The physical symptoms are annoying, but the spiritual repercussions have convicted me. I have realized the anxiety in my life is a sin! This sin overtakes my mind, clouds God's voice, makes me selfish, paralyzes me and makes me unable to serve humbly. When I feel anxious, nothing good comes from it. It takes up so much time and no fruit is grown. I have had several blogs about anxiety but none as real and sobering as the realization that my anxiety is a sin. I hate feeling anxious, but I have to fight it and do it with God. I still justify it because, a lot is going on in the world, our country, my family and my life personally. There is so much that I can worry and feel anxious about! But Peter says.....
Humble yourselves, therefore,
under God’s mighty hand, that he may lift you up in due time.
Cast all your anxiety on him because he cares for you.
-1 Peter 5:6-7
God is telling me to literally hurl my cares on him. To give Him my anxieties, to be humiliated and weak. He wants them because we have no idea what to do with worry, anxiety and fear. They're consuming and we hate feeling them.
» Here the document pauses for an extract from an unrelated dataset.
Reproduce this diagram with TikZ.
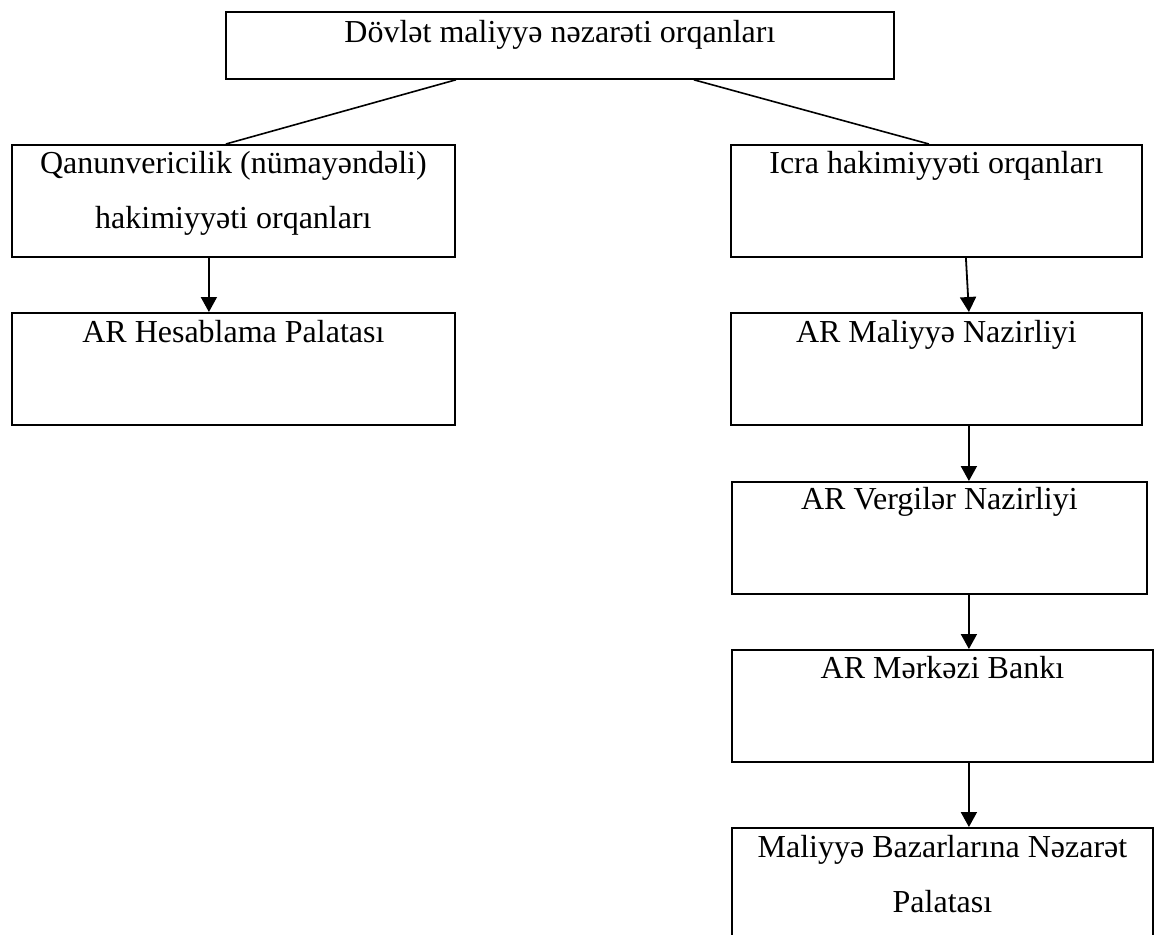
\documentclass[tikz,border=0pt]{standalone}
\usepackage{fontspec}
\setmainfont{Liberation Serif}
\usepackage{tikz}
\usetikzlibrary{arrows.meta}
\usetikzlibrary{positioning}
\tikzset{>={Triangle[width=8pt,length=7.5pt]}}
\tikzstyle{organ}=[
  draw,
  rectangle,
  line width=0.9pt,
  anchor=north west,
  inner sep=0pt,
  align=center,
  font=\fontsize{16}{27.5}\selectfont
]
\tikzstyle{link}=[line width=0.8pt]
\tikzstyle{sub}=[line width=0.9pt,->]

\begin{document}
\begin{tikzpicture}[x=0.5pt,y=-0.5pt]
    \useasboundingbox (0,0) rectangle (1159,934);
    \clip (0,0) rectangle (1159,934);

    \node[organ, minimum width=334pt, text height=15.5pt, text depth=18pt]
      (state) at (225,11) {Dövlət maliyyə nəzarəti orqanları};

    % legislative side
    \node[organ, minimum width=221.5pt, text height=42pt, text depth=14pt]
      (legis) at (11,144) {Qanunvericilik (nümayəndəli)\\hakimiyyəti orqanları};
    \node[organ, minimum width=221.5pt, text height=15pt, text depth=41pt]
      (audit) at (11,312) {AR Hesablama Palatası};

    % executive side
    \node[organ, minimum width=205.5pt, text height=14.5pt, text depth=41.5pt]
      (exec) at (730,144) {Icra hakimiyyəti orqanları};
    \node[organ, minimum width=205.5pt, text height=15pt, text depth=41pt]
      (finance) at (730,312) {AR Maliyyə Nazirliyi};
    \node[organ, minimum width=207.5pt, text height=14pt, text depth=42pt]
      (taxes) at (731,481) {AR Vergilər Nazirliyi};
    \node[organ, minimum width=210.5pt, text height=14.5pt, text depth=41.5pt]
      (cbank) at (731,649) {AR Mərkəzi Bankı};
    \node[organ, minimum width=210.5pt, text height=42.5pt, text depth=19pt]
      (markets) at (731,827) {Maliyyə Bazarlarına Nəzarət\\Palatası};

    \draw[link] ([xshift=-52pt]state.south) -- ([xshift=-3.75pt]legis.north);
    \draw[link] ([xshift=67pt]state.south) -- ([xshift=-3.75pt]exec.north);

    \draw[sub] ([xshift=-12.25pt]legis.south) -- ([xshift=-12.25pt]audit.north);
    \draw[sub] ([xshift=14.75pt]exec.south) -- ([xshift=16.25pt]finance.north);
    \draw[sub] ([xshift=16.25pt]finance.south) -- ([xshift=14.75pt]taxes.north);
    \draw[sub] ([xshift=14.75pt]taxes.south) -- ([xshift=13.25pt]cbank.north);
    \draw[sub] ([xshift=13.25pt]cbank.south) -- ([xshift=13.25pt]markets.north); % last box runs off the page
\end{tikzpicture}
\end{document}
As I was desperately giving God my cares one night he gave my this beautiful illustration.When I get worried, anxious and fearful my stomach fills with knots and my mind races- when I closed my eyes, calmed my mind; He one-by-one smoothed out each worry/anxious/fearful knot, with his peaceful heavenly hands. As I gave him the worry, he smoothed the knot.
God is so faithful! And all I have to do is spend time with Him and give Him my burdens and in return he gives me peace. His presence truly is the only cure for the knots of worry, anxiety and fear.